5. Do discovery before you start delivery
Most companies are still stuck in feature factory mode, celebrating when teams churn out new pieces of functionality. Resist the temptation to start building a feature when somebody asks for it. Learn first and build later. Prioritize learning so you understand what is actually needed for that feature to be a success.
Do experiments and gather evidence, so you know as much as possible about what the customer needs before you start building a feature. Aim for less but better. Sometimes it makes sense to build and learn at the same time. Make building something first a conscious decision if it is the best way to increase the probability of building the right thing.
Once a feature ends up in your product, how likely is it to be removed? That’s why you should be extra careful when building new features. Start by creating a hypothesis and then evaluating along the way whether you achieved what you set out to achieve.
- 14 Signs you’re working in a Scrum Feature Factory.
- Professional Scrum UX.
- Here is how UX Design Integrates with Agile and Scrum.
- Agile vs Lean vs Design Thinking.
6. Keep your product backlog short
You shouldn’t pollute your Product Backlog with ideas or things you likely won’t pick up. Treat your Product Backlog like milk: have just enough for the near future but no more. Otherwise, your Product Backlog will become stale and it will take effort to make fresh again.
7. Be lazy with writing backlog items
Many Product Owners spend so much time writing Product Backlog Items. Don’t do this! It’s a big waste of time and it’s not how you add value to the Scrum Team. It just helps building the thing right, but not building the right thing. Based on my personal experience, a Product Owner should only spend 20% of their time on delivery, 80% on discovery and validation.

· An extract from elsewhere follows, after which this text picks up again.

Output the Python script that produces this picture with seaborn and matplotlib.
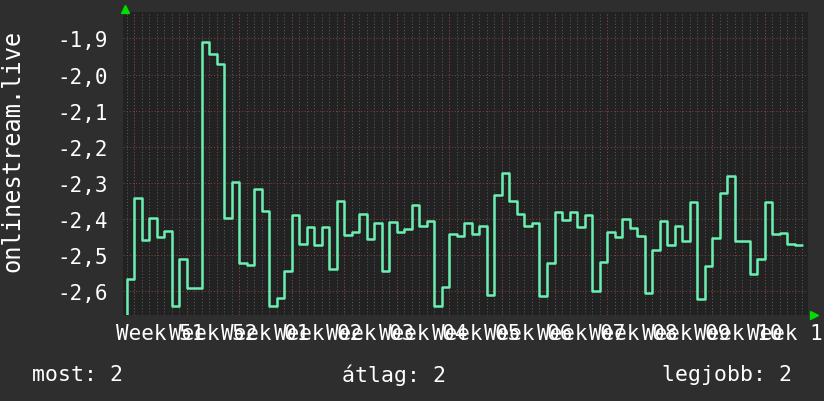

Focus on understanding the problem you’re trying to solve and convey this information to the Development Team. Then create the Product Backlog Items together. Now it is a working product of the whole Scrum Team, instead of just your mind. By doing it together everybody will have the same understanding and remember what needs to happen far better.
In the end, it doesn’t matter what’s written down: what the Development Team understands is what matters most.
8. Remove unused and non-value adding features from your product
Every feature must add value to your product and pay its dues. Features that aren’t pulling their own weight dilute the value of your product. It’s even worse than that. Unused features are like parasites that burn money to stay alive: infrastructure costs, costs due to production issues and maintenance costs to keep them working on newer versions. You can’t be agile with all these feature parasites slowing you down.
Kill these feature parasites swiftly, as it will free up capacity to work on more valuable things and save a lot of money over time.
Removing unused features is hard for two reasons:
- It is tough to figure out which features in your product really matter, especially if you lack understanding of how you add value to your customers.
- People hate losing things, much more than gaining new things. This is called loss aversion. So even if just a few customers use a very unpopular feature, they might get super vocal about it, because people hate losing what they already have.
9. Let the team come up with the solution, but challenge them!
As a Product Owner, you should focus on explaining the problem you want to solve. It’s not your job to come up with a technical solution. However, you should make sure the technical solution delivers the most value.
Challenge your team if you believe they are coming with an over-complicated solution to make sure all that complexity is really necessary. Solutions should be as simple as possible, but not simpler.
10. Don’t manage your stakeholders, include them
Unhappy stakeholders can make your job as a Product Owner impossible. Therefore it is really important that you find a way to keep them happy. The best way to do this is not by managing your stakeholders, but by including them. A simple way you can involve your most important stakeholders is by inviting them to your next Sprint Review.